Navigating text adventures with algorithmic reasoners

Petar Veličković

Petar Veličković is a Senior Research Scientist at DeepMind. He holds a PhD in Computer Science from the University of Cambridge (Trinity College), obtained under the supervision of Pietro Liò. His research interests involve devising neural network architectures that operate on nontrivially structured data (such as graphs), and their applications in algorithmic reasoning and computational biology. He has published relevant research in these areas at both machine learning venues (NeurIPS, ICLR, ICML-W) and biomedical venues and journals (Bioinformatics, PLOS One, JCB, PervasiveHealth). In particular, he is the first author of Graph Attention Networks—a popular convolutional layer for graphs—and Deep Graph Infomax—a scalable local/global unsupervised learning pipeline for graphs (featured in ZDNet). Further, his research has been used in substantially improving the travel-time predictions in Google Maps (covered by outlets including the CNBC, Endgadget, VentureBeat, CNET, the Verge and ZDNet).

Project

Text-based adventure games, such as Zork, use natural language to describe their setup, receive actions from the player, and describe the effects of such actions. However, they typically also have a clear underlying geometric structure, which links different states (“rooms”) with each other as a result of taking actions (e.g. “moving”). This also endows them with a set of symmetries (e.g. it is often the case that going west, then going east, has the outcome of not changing the state). Hence, text adventures represent a fantastic test-bed for benchmarking agents on real-world noisy language data, while still grounding that data in a simplified underlying “world model”.
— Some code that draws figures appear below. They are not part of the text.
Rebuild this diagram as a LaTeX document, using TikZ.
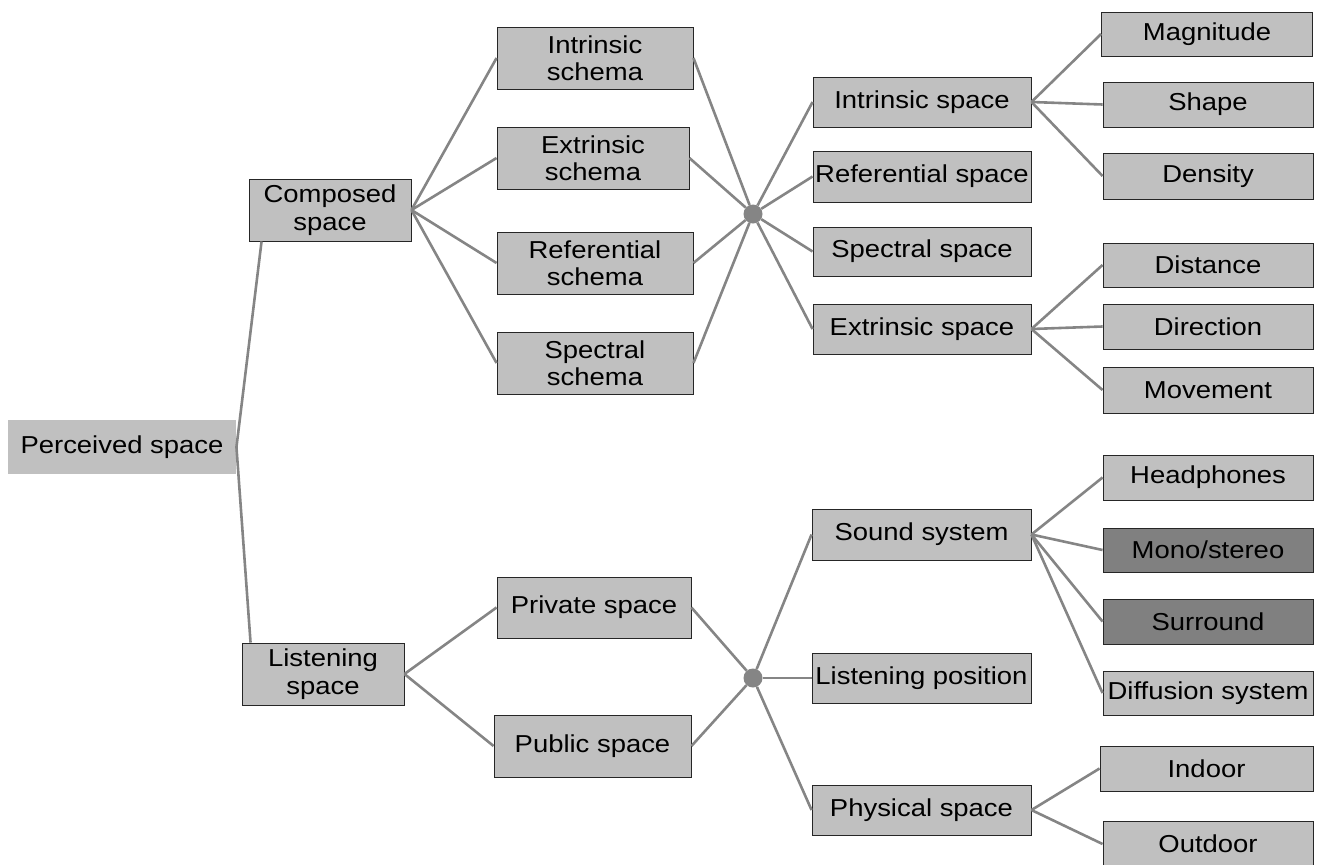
\documentclass[tikz,border=0pt]{standalone}
\usepackage{fontspec}
\setmainfont{Liberation Sans}[FakeStretch=1.12]
\begin{document}
\begin{tikzpicture}[x=1pt,y=-1pt,
  box/.style={draw=black!85,line width=0.9pt,fill=boxgray,inner sep=0pt,align=center,
    font=\fontsize{24.5}{27.5}\selectfont},
  darkbox/.style={box,fill=darkgray2},
  conn/.style={draw=linegray,line width=2.6pt},
  dot/.style={circle,fill=linegray,inner sep=0pt,minimum size=19pt}]
\definecolor{boxgray}{HTML}{C0C0C0}
\definecolor{darkgray2}{HTML}{808080}
\definecolor{linegray}{HTML}{858585}
\useasboundingbox (0,0) rectangle (1318,865);
\tikzset{wh/.style 2 args={minimum width=#1pt,minimum height=#2pt}}
% level 0
\node[box,draw=none,wh={228}{54}] (perc) at (122,447) {Perceived space};
% level 1
\node[box,wh={162}{62}] (comp) at (330,210) {Composed\\space};
\node[box,wh={162}{62}] (list) at (323,674) {Listening\\space};
% level 2
\node[box,wh={196}{62}] (isch) at (595,58) {Intrinsic\\schema};
\node[box,wh={192}{62}] (esch) at (593,158) {Extrinsic\\schema};
\node[box,wh={196}{62}] (rsch) at (595,263) {Referential\\schema};
\node[box,wh={196}{62}] (ssch) at (595,363) {Spectral\\schema};
\node[box,wh={194}{61}] (priv) at (594,607.5) {Private space};
\node[box,wh={197}{62}] (pub) at (592.5,746) {Public space};
% junctions
\node[dot] (d1) at (753,214) {};
\node[dot] (d2) at (753,678) {};
% level 3
\node[box,wh={218}{50}] (ispace) at (922,102) {Intrinsic space};
\node[box,wh={218}{51}] (rspace) at (922,176.5) {Referential space};
\node[box,wh={218}{49}] (sspace) at (922,251.5) {Spectral space};
\node[box,wh={218}{50}] (espace) at (922,329) {Extrinsic space};
\node[box,wh={219}{51}] (sound) at (921.5,534.5) {Sound system};
\node[box,wh={219}{50}] (lpos) at (921.5,678) {Listening position};
\node[box,wh={219}{50}] (phys) at (921.5,810) {Physical space};
% level 4
\node[box,wh={211}{44}] (mag) at (1207,34) {Magnitude};
\node[box,wh={210}{45}] (shape) at (1208,104.5) {Shape};
\node[box,wh={210}{46}] (dens) at (1208,176) {Density};
\node[box,wh={210}{44}] (dist) at (1208,265) {Distance};
\node[box,wh={210}{45}] (dir) at (1208,326.5) {Direction};
\node[box,wh={210}{46}] (mov) at (1208,390) {Movement};
\node[box,wh={210}{45}] (head) at (1208,477.5) {Headphones};
\node[darkbox,wh={210}{44}] (mono) at (1208,550) {Mono/stereo};
\node[darkbox,wh={210}{45}] (surr) at (1208,621.5) {Surround};
\node[box,wh={210}{44}] (diff) at (1208,693) {Diffusion system};
\node[box,wh={213}{45}] (indoor) at (1206.5,768.5) {Indoor};
\node[box,wh={210}{45}] (outdoor) at (1208,844) {Outdoor};
% connectors
\begin{scope}[every path/.style={conn}]
\draw ([xshift=13pt]comp.south west) -- (perc.east) -- ([xshift=9pt]list.north west);
\foreach \n in {isch,esch,rsch,ssch} \draw (comp.east) -- (\n.west);
\foreach \n in {isch,esch,rsch,ssch} \draw (\n.east) -- (d1);
\foreach \n in {ispace,rspace,sspace,espace} \draw (d1) -- (\n.west);
\foreach \n in {mag,shape,dens} \draw (ispace.east) -- (\n.west);
\foreach \n in {dist,dir,mov} \draw (espace.east) -- (\n.west);
\draw (list.east) -- (priv.west);
\draw (list.east) -- (pub.west);
\draw (priv.east) -- (d2);
\draw (pub.east) -- (d2);
\foreach \n in {sound,lpos,phys} \draw (d2) -- (\n.west);
\foreach \n in {head,mono,surr,diff} \draw (sound.east) -- (\n.west);
\foreach \n in {indoor,outdoor} \draw (phys.east) -- (\n.west);
\end{scope}
\end{tikzpicture}
\end{document}
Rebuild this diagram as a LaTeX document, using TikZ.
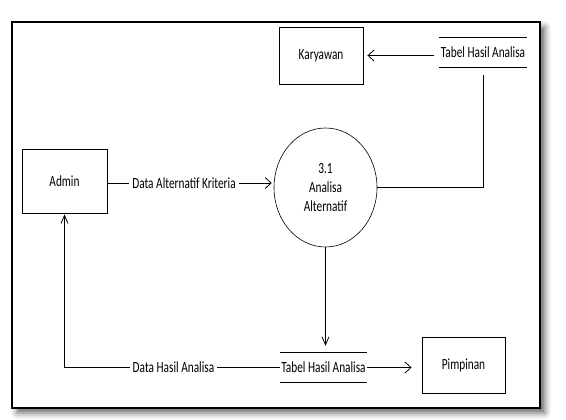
\documentclass[tikz,border=0pt]{standalone}
\usepackage{fontspec}
\setmainfont[FakeStretch=0.73]{Carlito}
\usetikzlibrary{shapes.geometric,arrows.meta,shadows.blur}
\begin{document}
\begin{tikzpicture}[x=1pt,y=-1pt,
  every node/.style={font=\fontsize{15.5}{19}\selectfont, text=black},
  entity/.style={draw, line width=0.9pt, rectangle, inner sep=0pt},
  process/.style={draw, line width=0.6pt, ellipse, minimum width=103pt, minimum height=119pt, inner sep=0pt, align=center},
  store/.style={inner sep=0pt, minimum width=88pt, minimum height=30pt},
  storeline/.style={line width=0.9pt},
  flowlabel/.style={inner sep=3pt},
  flow/.style={line width=0.8pt},
  harr/.style={flow, -{Straight Barb[length=6pt,width=11pt]}},
  varr/.style={flow, -{Straight Barb[length=8pt,width=7pt]}},
]
\useasboundingbox (0,0) rectangle (566,420);
% frame with shadow
\draw[line width=1.3pt, fill=white, blur shadow={shadow xshift=5pt, shadow yshift=-5pt, shadow blur radius=6pt, shadow opacity=60}] (12,22) rectangle (540,408);

% nodes
\node[entity, minimum width=85pt, minimum height=64pt] (admin) at (64.5,181) {Admin};
\node[entity, minimum width=84pt, minimum height=57pt] (kary) at (321,55.5) {Karyawan};
\node[entity, minimum width=83pt, minimum height=56pt] (pimp) at (463.5,365) {Pimpinan};
\node[process] (proc) at (325.5,187.5) {3.1\\Analisa\\Alternatif};
\node[store] (store1) at (483,52.5) {Tabel Hasil Analisa};
\node[store, minimum width=87pt, minimum height=29pt] (store2) at (323.5,367.5) {Tabel Hasil Analisa};
\draw[storeline] (store1.north west) -- (store1.north east);
\draw[storeline] (store1.south west) -- (store1.south east);
\draw[storeline] (store2.north west) -- (store2.north east);
\draw[storeline] (store2.south west) -- (store2.south east);

\node[flowlabel] (l1) at (184,183) {Data Alternatif Kriteria};
\node[flowlabel] (l2) at (173.5,367.5) {Data Hasil Analisa};

% connectors
\draw[harr, shorten <=5pt, shorten >=4pt] (kary.east -| store1.west) -- (kary.east);
\draw[flow, shorten >=7pt] (proc.east) -- (proc.east -| store1.south) -- (store1.south);
\draw[flow] (admin.east |- l1.west) -- (l1.west);
\draw[harr, shorten >=2pt] (l1.east) -- (l1.east -| proc.west);
\draw[varr, shorten >=7pt] (proc.south) -- (proc.south |- store2.north);
\draw[flow] (store2.west) -- (l2.east);
\draw[varr, shorten >=1pt] (l2.west) -- (l2.west -| admin.south) -- (admin.south);
\draw[harr, shorten >=10pt] (store2.east) -- (store2.east -| pimp.west);
\end{tikzpicture}
\end{document}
Neural algorithmic reasoning (see Cappart et al., IJCAI’21; Section 3.3.) represents an emerging area of (graph) representation learning that seeks to emulate operations of classical algorithms and data structures within a high-dimensional latent space—allowing us to more directly execute classical algorithms over noisy data. A classical collection of algorithms shown to be efficiently learnable in this way are path-finding routines (such as the Bellman-Ford algorithm). Quickly solving text adventures typically involves (implicitly) constructing a map of the environment, determining the current and goal states in this map, then searching for a (shortest) path from the current state to the goal.

All of these components are tricky to do in a generic text adventure setting. To simplify, we will assume that the map is given to us. It is still non-trivial to map current and previous state descriptions to a particular current and goal state, and through the use of neural algorithmic reasoning, we will attempt to directly feed such natural language descriptions to an algorithm, and then use the output representations of that algorithm to find shortest paths to the required goal state.

The work will be based on the TextWorld environment, specifically the subset of coin-collecting environments proposed by Yuan, Côté et al. (EWRL’18), for which code and example agents are already available. While our focus will not necessarily be reinforcement learning, I anticipate that this will provide an excellent starting point. Neural path-finders will be trained by using the methodology proposed by Veličković et al. (ICLR’20) and deployed in the style of XLVIN (Deac et al., NeurIPS DeepRL’20).